The annual Northeast Comic Con is a place for artwork and comics with themes gravitating toward fantasy and the superhero universe. It is a place for people to meet other fans — and hopefully even meet famous people they love.
The NECC is again being held at the Shriners Auditorium in Wilmington, 20 minutes out of Boston, and an easy place to reach. The last day of this year’s NECC is Sunday, Dec. 4.
Author Blake Renworth, who wrote “The Exiled Seven,” a twist of the plot of Snow White, is one of the dozens of exhibitors who will be at NECC all weekend.
“I’ve been to, I guess, probably around 30 [conventions] in the past year and a half. So, I’ve seen it all, I’ve seen everything, definitely,” she said. “You see a lot of different artists, a lot of different writers, crafters, and I think it’s a great way [to get your work noticed].”
The main area of the Shriners Auditorium was packed with exhibitors showing off their artwork and creativity with paintings, jewelry, and original comic books. Earlier in the day, It wasn’t as full of guests yet, which was a surprise, considering how popular the NECC usually is.

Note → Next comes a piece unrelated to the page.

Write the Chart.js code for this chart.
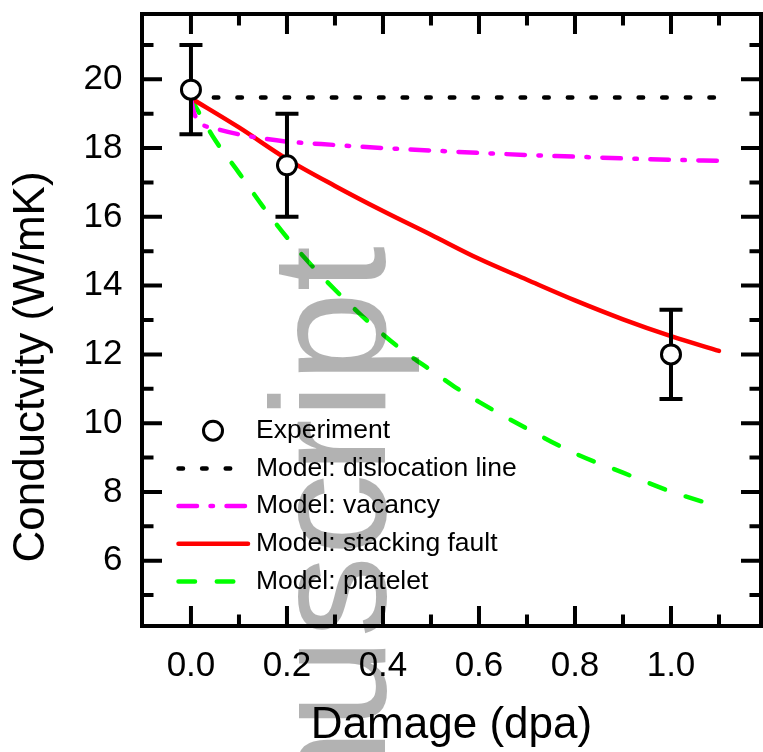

Everywhere we looked, there were at least a couple people in every area wearing costumes that ranged from Harley Quinn and Ghostbusters to Star Wars and Doctor Who.
There was even a costume contest for original designs! People went on a stage placed toward the back corner of the main room and presented their original costume design and told the story behind their character(s). A panel of judges voted on their top choice and the winner received the feeling of triumph of creating a costume of their own choosing (and bragging rights).

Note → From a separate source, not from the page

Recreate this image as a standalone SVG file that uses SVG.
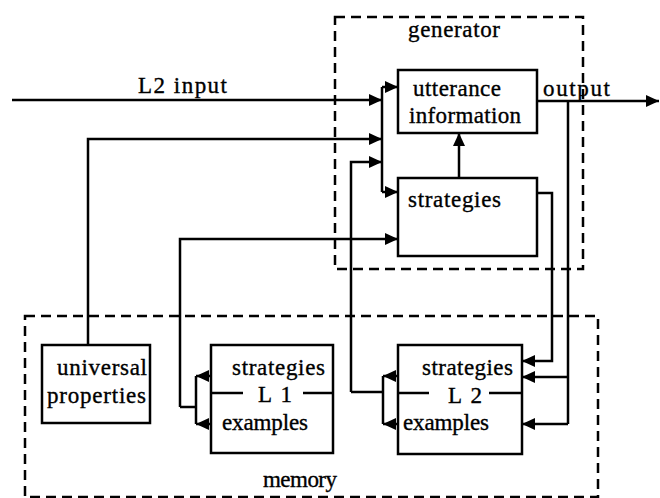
<svg xmlns="http://www.w3.org/2000/svg" width="660" height="498" viewBox="0 0 660 498">
<style>
text{font-family:"Liberation Serif","Times New Roman",serif;font-size:23px;fill:#000;stroke:#000;stroke-width:0.35}
.box{fill:#fff;stroke:#000;stroke-width:2.5}
.dash{fill:none;stroke:#000;stroke-width:2.5;stroke-dasharray:10 6}
.ln{fill:none;stroke:#000;stroke-width:2.5}
.ar{fill:none;stroke:#000;stroke-width:2.5;marker-end:url(#ah)}
</style>
<defs>
<marker id="ah" markerUnits="userSpaceOnUse" markerWidth="14" markerHeight="14" viewBox="0 0 14 14" refX="13" refY="7" orient="auto">
<path d="M0,1 L13,7 L0,13 Z" fill="#000"/>
</marker>
</defs>
<g id="generator">
<rect class="dash" x="335" y="17" width="248" height="252"/>
<text x="408" y="37" textLength="92" lengthAdjust="spacing">generator</text>
</g>
<g id="memory">
<rect class="dash" x="25" y="316" width="573" height="181"/>
<text x="263" y="487" textLength="74" lengthAdjust="spacing">memory</text>
</g>
<g id="utterance">
<rect class="box" x="398" y="70" width="139" height="63"/>
<text x="413" y="96" textLength="88" lengthAdjust="spacing">utterance</text>
<text x="409" y="123" textLength="112" lengthAdjust="spacing">information</text>
</g>
<g id="gen-strategies">
<rect class="box" x="398" y="178" width="139" height="78"/>
<text x="408" y="207" textLength="93" lengthAdjust="spacing">strategies</text>
</g>
<g id="universal">
<rect class="box" x="42" y="345" width="108" height="78"/>
<text x="57" y="375" textLength="90" lengthAdjust="spacing">universal</text>
<text x="47" y="403" textLength="99" lengthAdjust="spacing">properties</text>
</g>
<g id="L1">
<rect class="box" x="211" y="345" width="122" height="108"/>
<line class="ln" x1="211" y1="393" x2="243" y2="393"/>
<line class="ln" x1="303" y1="393" x2="333" y2="393"/>
<text x="232" y="375" textLength="93" lengthAdjust="spacing">strategies</text>
<text x="258" y="402" textLength="34" lengthAdjust="spacing">L 1</text>
<text x="222" y="430" textLength="86" lengthAdjust="spacing">examples</text>
</g>
<g id="L2">
<rect class="box" x="398" y="345" width="124" height="109"/>
<line class="ln" x1="398" y1="393" x2="429" y2="393"/>
<line class="ln" x1="489" y1="393" x2="522" y2="393"/>
<text x="422" y="375" textLength="91" lengthAdjust="spacing">strategies</text>
<text x="448" y="403" textLength="34" lengthAdjust="spacing">L 2</text>
<text x="403" y="430" textLength="86" lengthAdjust="spacing">examples</text>
</g>
<g id="labels">
<text x="138" y="93" textLength="89" lengthAdjust="spacing">L2 input</text>
<text x="543" y="96" textLength="67" lengthAdjust="spacing">output</text>
</g>
<g id="connectors">
<path class="ar" d="M12,100 H382"/>
<path class="ar" d="M88,345 V139 H382"/>
<path class="ar" d="M351,392 V162 H382"/>
<path class="ln" d="M382,87 V192"/>
<path class="ar" d="M382,87 H398"/>
<path class="ar" d="M382,192 H398"/>
<path class="ar" d="M180,407 V239 H398"/>
<path class="ln" d="M196,376 V424"/>
<path class="ar" d="M211,376 H196"/>
<path class="ar" d="M211,424 H196"/>
<path class="ln" d="M196,407 H180"/>
<path class="ln" d="M383,376 V424"/>
<path class="ar" d="M398,376 H383"/>
<path class="ar" d="M398,424 H383"/>
<path class="ln" d="M383,392 H351"/>
<path class="ar" d="M459,178 V133"/>
<path class="ar" d="M537,101 H659"/>
<path class="ln" d="M568,101 V424"/>
<path class="ar" d="M568,377 H522"/>
<path class="ar" d="M568,424 H522"/>
<path class="ar" d="M537,193 H552 V361 H522"/>
</g>
</svg>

In an adjoining room, there was a seating area where you were able to relax, eat, and listen to an original script reading. It was a way to get away from the excitement and loud chatter of the crowd next door.

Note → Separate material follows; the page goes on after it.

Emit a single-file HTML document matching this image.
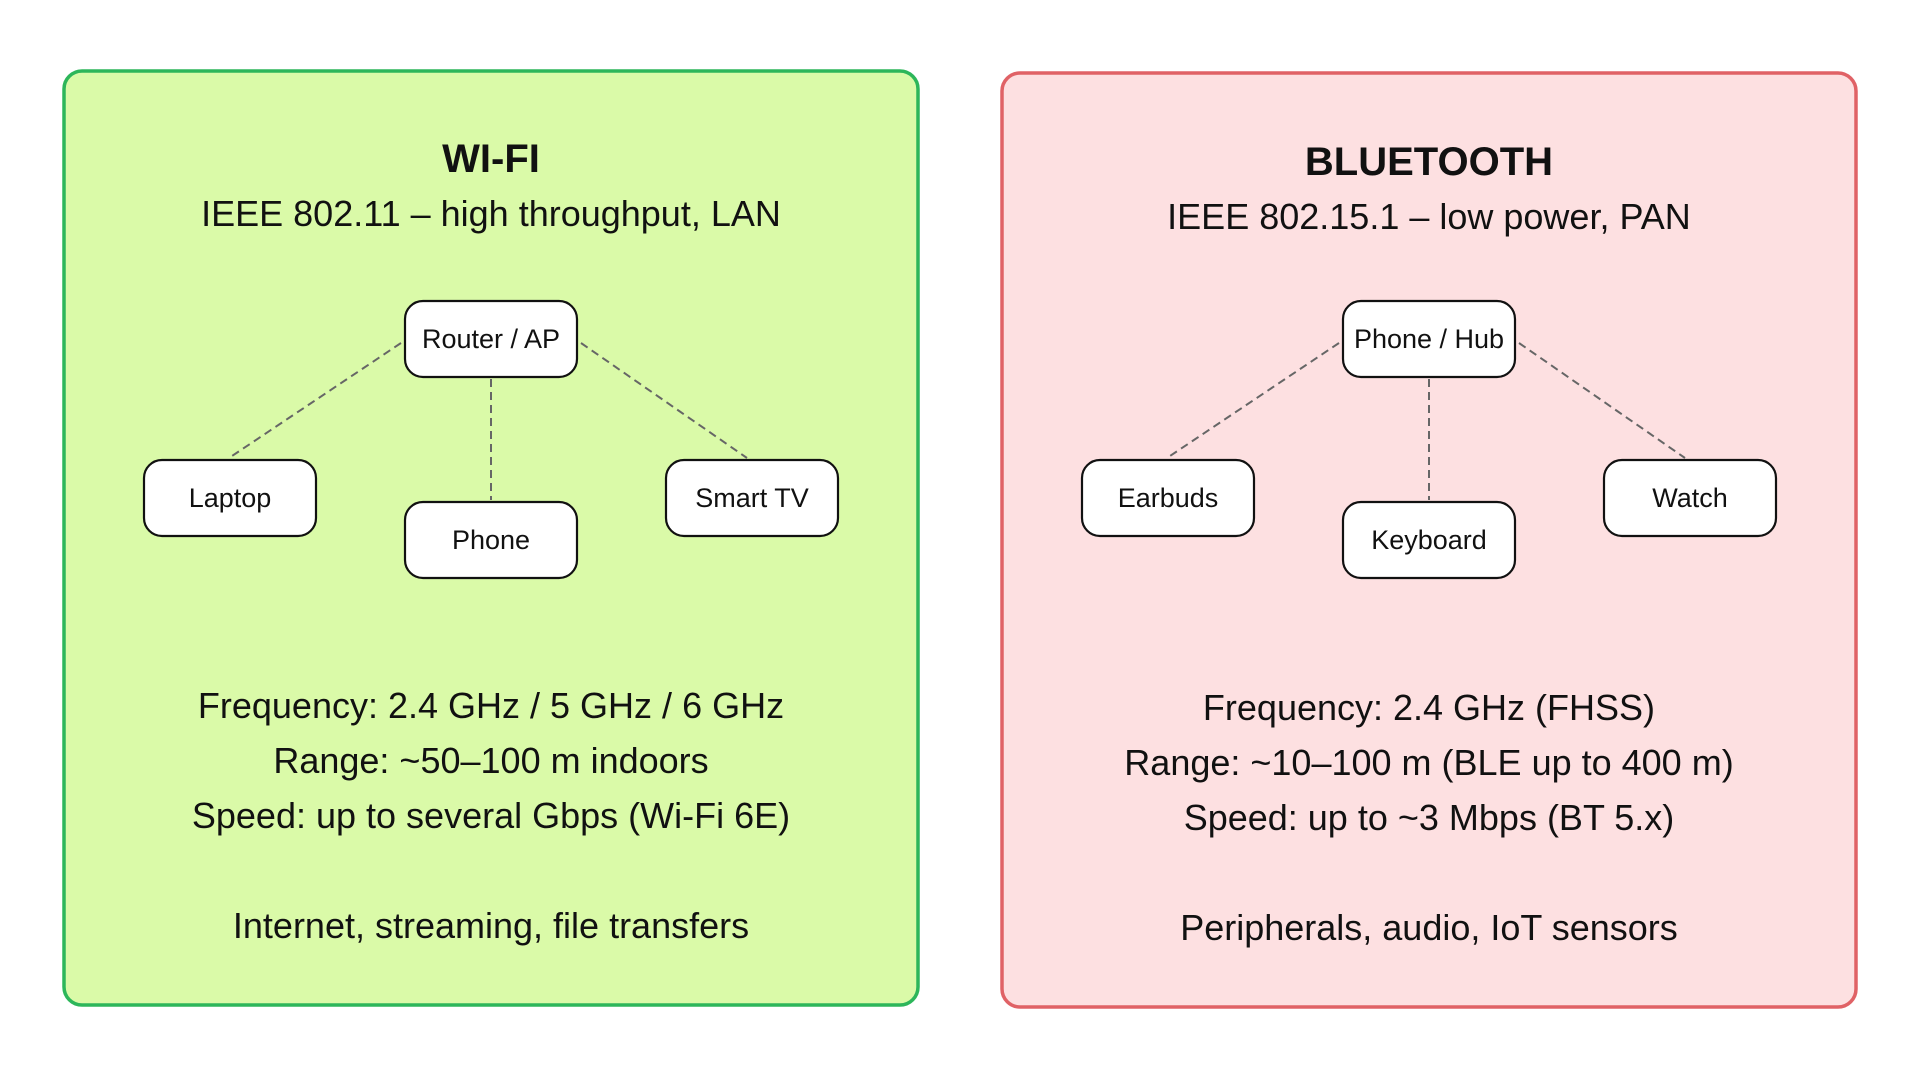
<!DOCTYPE html>
<html><head><style>
body{margin:0;width:1920px;height:1080px;background:#fff;overflow:hidden;font-family:"Liberation Sans",sans-serif;}
svg text{font-family:"Liberation Sans",sans-serif;fill:#111;text-anchor:middle;}
</style></head><body>
<svg width="1920" height="1080" viewBox="0 0 1920 1080">
<rect x="64" y="71" width="854" height="934" rx="18" fill="#dafaa8" stroke="#2db65a" stroke-width="3.5"/>
<rect x="1002" y="73" width="854" height="934" rx="18" fill="#fde0e1" stroke="#e06266" stroke-width="3.5"/>
<g id="l">
<text x="491" y="172" font-size="40" font-weight="bold">WI-FI</text>
<text x="491" y="226" font-size="36">IEEE 802.11 – high throughput, LAN</text>
<g stroke="#666" stroke-width="2" stroke-dasharray="8,5" fill="none">
<line x1="401" y1="343" x2="229" y2="458"/>
<line x1="491" y1="379" x2="491" y2="500"/>
<line x1="581" y1="343" x2="747" y2="458"/>
</g>
<g fill="#fff" stroke="#111" stroke-width="2.2">
<rect x="405" y="301" width="172" height="76" rx="18"/>
<rect x="144" y="460" width="172" height="76" rx="18"/>
<rect x="405" y="502" width="172" height="76" rx="18"/>
<rect x="666" y="460" width="172" height="76" rx="18"/>
</g>
<g font-size="27">
<text x="491" y="348">Router / AP</text>
<text x="230" y="507">Laptop</text>
<text x="491" y="549">Phone</text>
<text x="752" y="507">Smart TV</text>
</g>
<g font-size="36">
<text x="491" y="718">Frequency: 2.4 GHz / 5 GHz / 6 GHz</text>
<text x="491" y="773">Range: ~50–100 m indoors</text>
<text x="491" y="828">Speed: up to several Gbps (Wi-Fi 6E)</text>
<text x="491" y="938">Internet, streaming, file transfers</text>
</g>
</g>
<g>
<text x="1429" y="175" font-size="40" font-weight="bold">BLUETOOTH</text>
<text x="1429" y="229" font-size="36">IEEE 802.15.1 – low power, PAN</text>
<g stroke="#666" stroke-width="2" stroke-dasharray="8,5" fill="none">
<line x1="1339" y1="343" x2="1167" y2="458"/>
<line x1="1429" y1="379" x2="1429" y2="500"/>
<line x1="1519" y1="343" x2="1685" y2="458"/>
</g>
<g fill="#fff" stroke="#111" stroke-width="2.2">
<rect x="1343" y="301" width="172" height="76" rx="18"/>
<rect x="1082" y="460" width="172" height="76" rx="18"/>
<rect x="1343" y="502" width="172" height="76" rx="18"/>
<rect x="1604" y="460" width="172" height="76" rx="18"/>
</g>
<g font-size="27">
<text x="1429" y="348">Phone / Hub</text>
<text x="1168" y="507">Earbuds</text>
<text x="1429" y="549">Keyboard</text>
<text x="1690" y="507">Watch</text>
</g>
<g font-size="36">
<text x="1429" y="720">Frequency: 2.4 GHz (FHSS)</text>
<text x="1429" y="775">Range: ~10–100 m (BLE up to 400 m)</text>
<text x="1429" y="830">Speed: up to ~3 Mbps (BT 5.x)</text>
<text x="1429" y="940">Peripherals, audio, IoT sensors</text>
</g>
</g>
</svg>
</body></html>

Among the free events included in the admission was a gaming competition and celebrity meet-and-greets with a chance for photo-ops and autograph signings. A couple of the celebrities who arrived at the scene Saturday were Sean Gunn from “Gilmore Girls” and “Guardians of the Galaxy,” Lew Temple from “The Walking Dead” and “The Lone Ranger,” and Dean Cain, who was Superman on the TV series “Lois and Clark” and is now on “Supergirl.”
We spoke to Lew Temple and Sean Gunn and asked them what inspired them to become actors.
“I, uh, followed a girl into an acting class,” Lew answered. “She was attractive and I wanted to chat her up for a date, and when I saw what they were doing down on stage I became enamored with it and said ‘That’s what I must do.’ ’”
Sean, being the youngest of six, loved being the center of attention and wanted to be an actor from the start. He said he loves it as an adult because it brings him closer to people and helps him have a better understanding of the people around him.
We also asked what is harder, voice acting or on-screen acting? They both answered that on-screen was more difficult because, as Lew said, “You have to express your intentions, while also keeping a secret [of your character].”
All in all, Comic-Con was an extremely fun experience. We would highly suggest attending the last day of NECC on Sunday. Tickets range from $10 to $40. Bring some extra cash too, because you will regret not buying a cool souvenir like a mask, originally designed necklace, or a replica of Batman’s throwable daggers! Just be sure you bring enough, since some items that exhibitors are selling can be a bit pricey.